“Life up here may be simple but it’s not easy, and it’s not for everyone. Water runs out; pipes freeze; engines won’t start; it’s dark for eighteen, nineteen hours a day, for months. Even longer in the far north. Up here it’s about having enough food to eat, and enough heat to stay alive through the winter. It’s about survival, and enjoying the company of the people that surround us. It’s not about whose house is the biggest, or who has the nicest clothes, or the most money. We support each other because we’re all in this together.”
Calla Fletcher left the Alaskan wild at only two years old when her mother took her to Toronto, leaving behind Calla’s father and a place she could never come to call home. Twenty-four years later all Calla knows is a busy, city life, when she learns of her estranged father’s diagnosis. Soon after, she finds herself back in the small Alaskan town where she was born and braving the unfamiliar terrain in an effort to finally get to know her father. While life in Alaska is a tough adjustment for her, it is the perfect fit for Jonah – the pilot who helps run her father’s plane company – who is convinced that the city girl is not cut out for the rural life. What begins as animosity eventually turns into friendship and possibly more. But going down that road may mean repeating her parents’ mistakes.
The Simple Wild is a big mix of emotions. The novel has quite a slow start and it took me at least a quarter of the book to get into the story. However, when I did, I could not put it down. Initially it is mostly learning about Calla’s parents’ past and setting up a fish-out-of-water story for Calla. This part didn’t particularly work for me in terms of gaining my interest because I felt absolutely no empathy for these characters or their circumstances. Calla and her mother are meant to come across as city people that are accustomed to a certain lifestyle, but they just read as spoiled and high-maintenance. I know this is meant to show the stark contrast between the lifestyle Calla is used to and what she experiences in Alaska, but I just don’t think it was necessary and takes away from the impact of the overall story. In fact, the way Calla’s life in Toronto is set up makes her struggle with certain decisions kind of confusing.

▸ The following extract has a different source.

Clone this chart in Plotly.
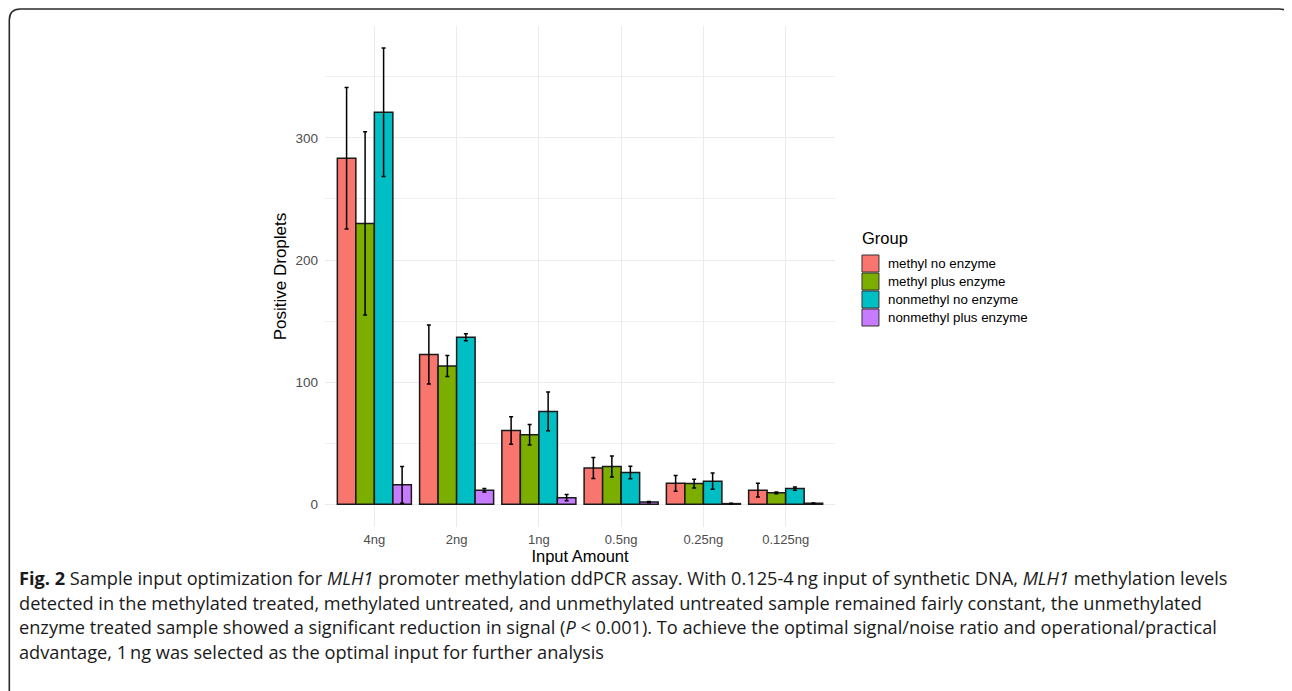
import plotly.graph_objects as go

categories = ["4ng", "2ng", "1ng", "0.5ng", "0.25ng", "0.125ng"]
groups = ["methyl no enzyme", "methyl plus enzyme", "nonmethyl no enzyme", "nonmethyl plus enzyme"]
colors = ["#F8766D", "#7CAE00", "#00BFC4", "#C77CFF"]

methyl_no_enzyme = [283.3, 122.6, 60.4, 29.6, 17.1, 11.5]
methyl_no_enzyme_err = [58.0, 24.1, 11.2, 8.6, 6.4, 5.6]
methyl_plus_enzyme = [230.0, 113.3, 56.9, 30.9, 16.9, 9.3]
methyl_plus_enzyme_err = [75.1, 8.6, 8.4, 8.5, 3.6, 0.8]
nonmethyl_no_enzyme = [321.0, 136.8, 76.0, 26.0, 18.9, 12.8]
nonmethyl_no_enzyme_err = [52.6, 2.9, 15.9, 5.2, 6.7, 1.4]
nonmethyl_plus_enzyme = [15.9, 11.5, 5.4, 1.8, 0.5, 0.8]
nonmethyl_plus_enzyme_err = [15.0, 1.4, 2.6, 0.5, 0.3, 0.2]

values = [methyl_no_enzyme, methyl_plus_enzyme, nonmethyl_no_enzyme, nonmethyl_plus_enzyme]
errors = [methyl_no_enzyme_err, methyl_plus_enzyme_err, nonmethyl_no_enzyme_err, nonmethyl_plus_enzyme_err]

legend_title = "Group"

caption_lines = [
    "<b>Fig. 2</b> Sample input optimization for <i>MLH1</i> promoter methylation ddPCR assay. With 0.125-4\u2009ng input of synthetic DNA, <i>MLH1</i> methylation levels",
    "detected in the methylated treated, methylated untreated, and unmethylated untreated sample remained fairly constant, the unmethylated",
    "enzyme treated sample showed a significant reduction in signal (<i>P</i> < 0.001). To achieve the optimal signal/noise ratio and operational/practical",
    "advantage, 1\u2009ng was selected as the optimal input for further analysis",
]

# page body has an 8px margin: work in window pixels, convert to figure pixels
OFF = 8
W, H = 1292 - OFF, 691 - OFF
PL, PR, PT, PB = 325, 835.5, 26, 527  # plot area in window pixels


def px(x):
    return (x - PL) / (PR - PL)


def py(y):
    return (PB - y) / (PB - PT)


fig = go.Figure()
for name, vals, errs, col in zip(groups, values, errors, colors):
    fig.add_trace(go.Bar(
        x=categories, y=vals, name=name, showlegend=False,
        marker=dict(color=col, line=dict(color="#1a1a1a", width=1.5)),
        error_y=dict(type="data", array=errs, visible=True, color="black", thickness=1.5, width=2),
    ))

fig.update_layout(
    width=W, height=H,
    margin=dict(l=PL - OFF, r=W - (PR - OFF), t=PT - OFF, b=H - (PB - OFF), pad=0),
    paper_bgcolor="white", plot_bgcolor="white",
    barmode="group", bargap=0.1, bargroupgap=0,
    font=dict(family="Liberation Sans, Arial, sans-serif", color="black"),
    showlegend=False,
    xaxis=dict(
        type="category", range=[-0.6, 5.6],
        showgrid=True, gridcolor="#ebebeb", gridwidth=1.2,
        zeroline=False, showline=False, ticks="",
        ticklabelstandoff=3,
        tickfont=dict(size=13, color="#4d4d4d"),
        title=dict(text="Input Amount", font=dict(size=16.5, color="black"), standoff=0),
    ),
    yaxis=dict(
        range=[-18.65, 391.65],
        tickvals=[0, 100, 200, 300],
        showgrid=True, gridcolor="#ebebeb", gridwidth=1.2,
        minor=dict(tickvals=[50, 150, 250, 350], showgrid=True, gridcolor="#f0f0f0", gridwidth=0.8),
        zeroline=False, showline=False, ticks="",
        ticklabelstandoff=6,
        tickfont=dict(size=13.5, color="#4d4d4d"),
        title=dict(text="Positive Droplets", font=dict(size=17, color="black"), standoff=4),
    ),
)

# legend drawn as keys + labels
fig.add_annotation(text=legend_title, x=px(861), y=py(238), xref="paper", yref="paper",
                   xanchor="left", yanchor="middle", showarrow=False,
                   font=dict(size=16.5, color="black"))
for i, (name, col) in enumerate(zip(groups, colors)):
    yc = 263.5 + 18 * i
    fig.add_shape(type="rect", xref="paper", yref="paper",
                  x0=px(862.5), x1=px(879.5), y0=py(yc - 8.5), y1=py(yc + 8.5),
                  fillcolor=col, line=dict(color="#333333", width=1))
    fig.add_annotation(text=name, x=px(887), y=py(yc), xref="paper", yref="paper",
                       xanchor="left", yanchor="middle", showarrow=False,
                       font=dict(size=13.3, color="black"))

# rounded frame
r = 11
path = (f"M {px(9)},{py(H + 20)} L {px(9)},{py(9 + r)} "
        f"Q {px(9)},{py(9)} {px(9 + r)},{py(9)} "
        f"L {px(1291 - r)},{py(9)} Q {px(1291)},{py(9)} {px(1291)},{py(9 + r)} "
        f"L {px(1291)},{py(H + 20)}")
fig.add_shape(type="path", path=path, xref="paper", yref="paper",
              line=dict(color="#2b2b2b", width=1.6), layer="above")

line_y = [578, 602.5, 627, 651.5]
for txt, yy in zip(caption_lines, line_y):
    fig.add_annotation(text=txt, x=px(17), y=py(yy), xref="paper", yref="paper",
                       xanchor="left", yanchor="middle", showarrow=False,
                       font=dict(family="Open Sans, sans-serif", size=18.2, color="#1a1a1a"))

fig.write_html("out.html")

What I did love was the father/daughter relationship and the wonderful close-knit community in the fictional Alaskan town. The way Calla and her dad reconnect and come to terms with the past is beautifully done and heartwarming. It really touched me and made me feel invested in these characters. I also loved Jonah and the rapport between him and Calla, which made me chuckle on a number of occasions. So, I liked this book although there are aspects that did not work for me at all. A big mix of emotions, but ultimately worth a read.